Across the office, Jane had already checked out Joseph’s LinkedIn, Facebook, Instagram, and wiki page profiles. Unfortunately, his digital footprint was sparse. So far, she had gleaned that Joseph, 48, was married to Maria Farley and together they had a daughter. He was a research scientist at Oxford University for many years, specialising in peptides. He had published a number of peer-reviewed scientific papers, most notably in the Lancet. In 2018, he joined a government subcommittee advising on health and nutrition, and then subsequently as a SpAd (Special Advisor) to MPs from both sides of the benches. His latest advisory position was to the Independent SAGE board and the Joint Task Force for the procurement of CV19 vaccinations. He appeared to lead a distinguished career, and his personal social media history didn’t surface any amber flags let alone red ones.
Jane unperturbed broadened her research, she also checked out posts from Facebook friends and those he followed on other platforms. His wife, Maria, posted four days ago mentioning their silver wedding anniversary and how she was looking forward to their evening out. To which Joseph had replied ‘Can’t wait’. It was not unheard of a married spouse when reaching a milestone in marriage to suddenly up and leave. However, there was no external sign of him doing just that. If there was a planned reason for his disappearance, then they would have to interview his wife, daughter, friends, and colleagues.
Paul’s mobile rang. He didn’t recognise the number.
‘Hello, this is DC Rayner.’
‘Hi Paul,’ a croaky voice replied, ‘it’s Sargent Chris Roberts returning your call.’
‘Thanks for returning my call. I want to know about Joseph Farley the missing person, can you give me a summary of the case, updates, and course of action?’
‘Of course,’ Chris took a laboured breath. ‘Apologies about the voice, I’ve had Covid, and I’m testing negative, but my voice is still a bit crook.
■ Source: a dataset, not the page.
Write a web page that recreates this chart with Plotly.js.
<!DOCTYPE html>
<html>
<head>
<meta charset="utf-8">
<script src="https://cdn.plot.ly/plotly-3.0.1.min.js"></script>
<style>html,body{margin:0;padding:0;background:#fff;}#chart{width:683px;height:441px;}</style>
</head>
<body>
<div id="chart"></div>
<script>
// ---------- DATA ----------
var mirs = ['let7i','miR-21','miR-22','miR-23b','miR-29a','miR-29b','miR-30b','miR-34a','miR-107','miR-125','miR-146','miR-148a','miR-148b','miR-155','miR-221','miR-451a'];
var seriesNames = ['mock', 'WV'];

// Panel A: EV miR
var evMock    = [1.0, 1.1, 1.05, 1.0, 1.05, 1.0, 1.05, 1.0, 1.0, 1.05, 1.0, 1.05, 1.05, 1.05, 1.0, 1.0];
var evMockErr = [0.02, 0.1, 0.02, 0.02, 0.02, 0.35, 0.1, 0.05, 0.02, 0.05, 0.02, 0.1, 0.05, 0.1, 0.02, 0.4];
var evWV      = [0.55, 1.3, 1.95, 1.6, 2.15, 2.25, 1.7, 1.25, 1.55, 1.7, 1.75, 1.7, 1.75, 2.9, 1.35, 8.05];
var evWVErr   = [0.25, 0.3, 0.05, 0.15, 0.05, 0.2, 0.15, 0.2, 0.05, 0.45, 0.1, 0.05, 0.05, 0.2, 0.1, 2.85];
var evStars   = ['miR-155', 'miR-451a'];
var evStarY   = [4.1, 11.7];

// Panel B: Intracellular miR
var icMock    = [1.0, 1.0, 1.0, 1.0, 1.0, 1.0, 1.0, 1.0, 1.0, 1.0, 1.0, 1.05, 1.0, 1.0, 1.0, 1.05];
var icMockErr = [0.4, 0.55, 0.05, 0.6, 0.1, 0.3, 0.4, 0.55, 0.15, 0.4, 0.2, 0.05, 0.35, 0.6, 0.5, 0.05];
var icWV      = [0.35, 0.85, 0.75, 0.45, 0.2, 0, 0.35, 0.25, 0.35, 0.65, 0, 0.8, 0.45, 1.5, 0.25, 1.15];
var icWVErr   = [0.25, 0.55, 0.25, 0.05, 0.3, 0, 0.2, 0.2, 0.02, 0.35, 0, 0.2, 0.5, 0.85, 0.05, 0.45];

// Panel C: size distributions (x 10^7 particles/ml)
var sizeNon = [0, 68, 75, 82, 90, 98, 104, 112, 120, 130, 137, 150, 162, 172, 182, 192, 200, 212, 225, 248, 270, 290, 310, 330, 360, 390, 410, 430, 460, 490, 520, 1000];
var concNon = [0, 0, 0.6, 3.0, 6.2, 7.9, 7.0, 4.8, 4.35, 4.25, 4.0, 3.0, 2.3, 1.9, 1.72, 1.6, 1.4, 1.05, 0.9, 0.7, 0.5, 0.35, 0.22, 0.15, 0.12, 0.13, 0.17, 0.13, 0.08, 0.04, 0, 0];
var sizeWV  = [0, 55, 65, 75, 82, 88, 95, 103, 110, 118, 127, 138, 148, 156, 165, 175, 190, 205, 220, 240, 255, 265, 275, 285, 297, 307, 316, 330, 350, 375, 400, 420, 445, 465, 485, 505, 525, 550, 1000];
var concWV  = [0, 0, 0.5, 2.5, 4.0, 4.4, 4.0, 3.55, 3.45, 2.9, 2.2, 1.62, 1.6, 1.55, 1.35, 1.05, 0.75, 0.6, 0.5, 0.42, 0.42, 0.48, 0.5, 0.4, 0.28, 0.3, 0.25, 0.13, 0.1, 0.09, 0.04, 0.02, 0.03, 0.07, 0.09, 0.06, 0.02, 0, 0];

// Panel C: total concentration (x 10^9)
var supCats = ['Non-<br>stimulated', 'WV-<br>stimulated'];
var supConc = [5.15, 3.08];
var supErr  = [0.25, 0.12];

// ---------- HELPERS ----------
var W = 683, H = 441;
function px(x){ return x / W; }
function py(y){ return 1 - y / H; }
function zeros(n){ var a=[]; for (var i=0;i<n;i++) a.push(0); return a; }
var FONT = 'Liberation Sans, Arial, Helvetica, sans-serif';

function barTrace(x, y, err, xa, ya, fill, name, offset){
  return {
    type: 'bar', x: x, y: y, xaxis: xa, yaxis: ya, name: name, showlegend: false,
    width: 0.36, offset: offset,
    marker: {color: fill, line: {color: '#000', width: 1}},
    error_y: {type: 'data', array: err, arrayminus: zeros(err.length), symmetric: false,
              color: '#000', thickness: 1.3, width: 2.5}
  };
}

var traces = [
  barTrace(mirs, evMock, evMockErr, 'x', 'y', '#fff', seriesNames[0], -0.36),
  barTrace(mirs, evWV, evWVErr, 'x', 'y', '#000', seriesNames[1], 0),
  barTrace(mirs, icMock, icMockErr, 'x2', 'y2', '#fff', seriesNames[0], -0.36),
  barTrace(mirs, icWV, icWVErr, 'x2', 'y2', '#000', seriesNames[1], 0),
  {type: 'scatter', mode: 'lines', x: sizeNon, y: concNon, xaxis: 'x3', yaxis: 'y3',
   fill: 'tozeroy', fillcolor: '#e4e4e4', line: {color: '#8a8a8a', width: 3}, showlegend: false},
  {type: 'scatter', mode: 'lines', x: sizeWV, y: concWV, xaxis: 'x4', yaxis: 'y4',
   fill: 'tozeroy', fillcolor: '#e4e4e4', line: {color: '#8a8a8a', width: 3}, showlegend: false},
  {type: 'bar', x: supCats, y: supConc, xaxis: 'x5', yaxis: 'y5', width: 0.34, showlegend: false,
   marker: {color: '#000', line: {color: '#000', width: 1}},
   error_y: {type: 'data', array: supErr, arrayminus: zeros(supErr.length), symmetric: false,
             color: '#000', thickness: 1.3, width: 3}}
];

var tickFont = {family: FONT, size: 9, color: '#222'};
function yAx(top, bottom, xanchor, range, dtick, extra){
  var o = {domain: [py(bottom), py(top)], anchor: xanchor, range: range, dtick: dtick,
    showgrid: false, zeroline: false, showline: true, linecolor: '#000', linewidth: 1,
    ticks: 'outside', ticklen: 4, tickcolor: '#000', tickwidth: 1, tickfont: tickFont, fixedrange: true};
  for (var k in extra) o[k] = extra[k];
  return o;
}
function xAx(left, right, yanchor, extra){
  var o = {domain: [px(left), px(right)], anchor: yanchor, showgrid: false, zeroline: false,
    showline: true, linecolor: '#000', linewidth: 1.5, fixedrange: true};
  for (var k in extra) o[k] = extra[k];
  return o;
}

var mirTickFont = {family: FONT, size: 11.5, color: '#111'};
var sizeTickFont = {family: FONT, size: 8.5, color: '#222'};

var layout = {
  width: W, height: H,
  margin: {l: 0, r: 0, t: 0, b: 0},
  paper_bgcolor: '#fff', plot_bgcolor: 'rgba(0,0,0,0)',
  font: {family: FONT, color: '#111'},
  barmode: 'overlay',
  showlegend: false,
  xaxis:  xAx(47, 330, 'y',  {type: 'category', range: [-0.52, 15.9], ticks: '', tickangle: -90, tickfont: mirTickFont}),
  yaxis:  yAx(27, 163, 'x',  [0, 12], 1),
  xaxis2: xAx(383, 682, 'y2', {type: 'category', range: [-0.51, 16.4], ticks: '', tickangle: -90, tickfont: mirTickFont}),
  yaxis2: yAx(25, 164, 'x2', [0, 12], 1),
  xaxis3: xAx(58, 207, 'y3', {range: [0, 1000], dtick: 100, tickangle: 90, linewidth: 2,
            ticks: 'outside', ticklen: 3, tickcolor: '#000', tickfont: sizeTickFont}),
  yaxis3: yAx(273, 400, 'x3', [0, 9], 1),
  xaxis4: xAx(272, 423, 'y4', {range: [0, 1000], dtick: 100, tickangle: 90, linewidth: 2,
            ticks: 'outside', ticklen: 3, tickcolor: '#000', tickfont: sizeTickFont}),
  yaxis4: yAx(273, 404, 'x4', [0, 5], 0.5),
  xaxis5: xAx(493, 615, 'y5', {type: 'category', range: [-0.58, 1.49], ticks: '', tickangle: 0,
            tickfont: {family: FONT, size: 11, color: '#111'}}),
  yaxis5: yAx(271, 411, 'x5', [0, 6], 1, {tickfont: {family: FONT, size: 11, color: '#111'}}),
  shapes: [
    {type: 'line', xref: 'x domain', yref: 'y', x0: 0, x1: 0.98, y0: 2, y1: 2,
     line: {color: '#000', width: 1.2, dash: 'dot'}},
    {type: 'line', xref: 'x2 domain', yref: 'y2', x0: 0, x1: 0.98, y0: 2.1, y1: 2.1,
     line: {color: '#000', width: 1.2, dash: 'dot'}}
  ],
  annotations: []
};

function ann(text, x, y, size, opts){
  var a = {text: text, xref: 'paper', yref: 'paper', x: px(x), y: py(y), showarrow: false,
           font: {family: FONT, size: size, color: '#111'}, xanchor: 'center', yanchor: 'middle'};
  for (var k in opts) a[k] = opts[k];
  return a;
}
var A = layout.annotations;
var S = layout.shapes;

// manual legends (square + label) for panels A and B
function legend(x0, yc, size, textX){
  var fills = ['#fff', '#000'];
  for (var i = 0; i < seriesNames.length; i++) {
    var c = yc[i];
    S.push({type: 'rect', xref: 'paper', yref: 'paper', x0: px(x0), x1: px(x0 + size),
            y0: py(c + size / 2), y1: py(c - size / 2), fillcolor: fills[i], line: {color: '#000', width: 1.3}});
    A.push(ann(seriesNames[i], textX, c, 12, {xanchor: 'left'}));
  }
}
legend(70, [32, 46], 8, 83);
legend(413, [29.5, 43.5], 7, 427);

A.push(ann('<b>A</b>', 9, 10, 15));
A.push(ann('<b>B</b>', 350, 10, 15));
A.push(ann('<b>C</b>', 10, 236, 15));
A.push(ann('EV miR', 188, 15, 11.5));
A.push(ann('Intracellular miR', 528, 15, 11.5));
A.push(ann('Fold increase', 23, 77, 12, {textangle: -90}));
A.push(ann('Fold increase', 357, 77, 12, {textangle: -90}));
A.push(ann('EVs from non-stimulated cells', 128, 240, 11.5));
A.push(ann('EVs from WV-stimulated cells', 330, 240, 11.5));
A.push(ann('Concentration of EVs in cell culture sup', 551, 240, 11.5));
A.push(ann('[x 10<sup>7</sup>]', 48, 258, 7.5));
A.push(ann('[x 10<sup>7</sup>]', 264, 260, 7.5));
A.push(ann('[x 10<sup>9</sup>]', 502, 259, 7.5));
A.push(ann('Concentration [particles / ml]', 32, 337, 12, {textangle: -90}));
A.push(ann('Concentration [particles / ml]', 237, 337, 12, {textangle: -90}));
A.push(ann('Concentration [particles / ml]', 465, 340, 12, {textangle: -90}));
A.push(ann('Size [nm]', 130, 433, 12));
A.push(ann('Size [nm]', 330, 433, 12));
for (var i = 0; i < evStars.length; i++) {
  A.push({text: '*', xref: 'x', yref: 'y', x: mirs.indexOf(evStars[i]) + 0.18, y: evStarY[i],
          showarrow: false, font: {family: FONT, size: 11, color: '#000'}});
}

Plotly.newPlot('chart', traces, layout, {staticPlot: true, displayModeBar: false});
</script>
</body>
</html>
Anyway, Joseph was last seen by his colleagues leaving work at approximately 4:45 pm on Tuesday 15 March. He told them he was leaving work early to prepare for his silver wedding anniversary dinner. He appeared quite normal and nothing unusual occurred that day. They weren’t expecting him to return to work until Friday, as he had a committee meeting in London the following day.
We spoke to his wife, and she confirms that he didn’t return home from work that evening. He did text her earlier that afternoon saying that he would be leaving early for home. They have a Ring doorbell and there was no recording of anyone else entering or leaving the house except for her. Of course, when he didn’t return for dinner, she rang him several times and then called friends, colleagues, and family to look for his whereabouts. She called the police at 01:06 to report him missing.
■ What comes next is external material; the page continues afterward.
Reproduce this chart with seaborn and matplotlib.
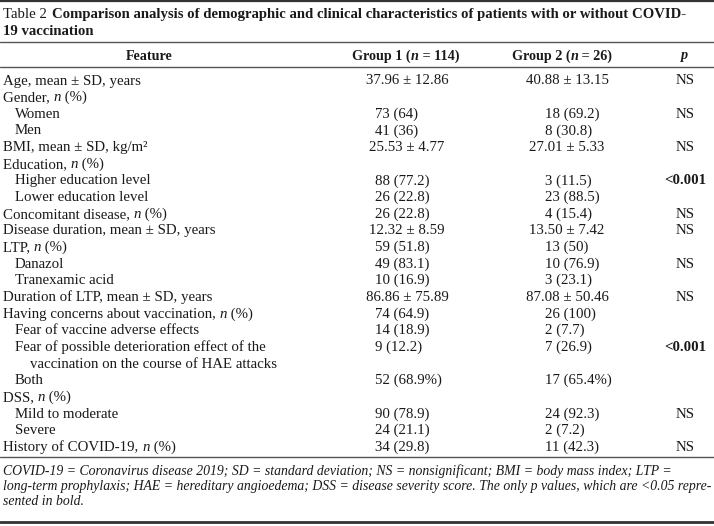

We contacted the committee organisers and they confirmed he didn’t attend. Nor had any of the other committee members seen him. We checked with the rail station’s CCTV and again there was no sign of him. His car is still parked on their drive.
Tomorrow, we plan to do a detailed search of his route home, we have over thirty volunteers helping us.’
Paul took a moment to process what he had just been told. ‘Thank you, Sargent.’ he finally replied, ‘could you please give me the contact numbers for his wife and his colleagues.’
‘But we have already questioned them,’ protested Chris.
‘I understand, however, there are some specific questions we would like to ask them.’ Paul responded. ‘Also, please inform me immediately if the search uncovers anything.’
‘Fine,’ Chris replied begrudgingly, ‘do you want me to email you their telephone numbers?’
‘Could you just read them out to me now,’ Paul said, he had his pen poised over his tattered address book.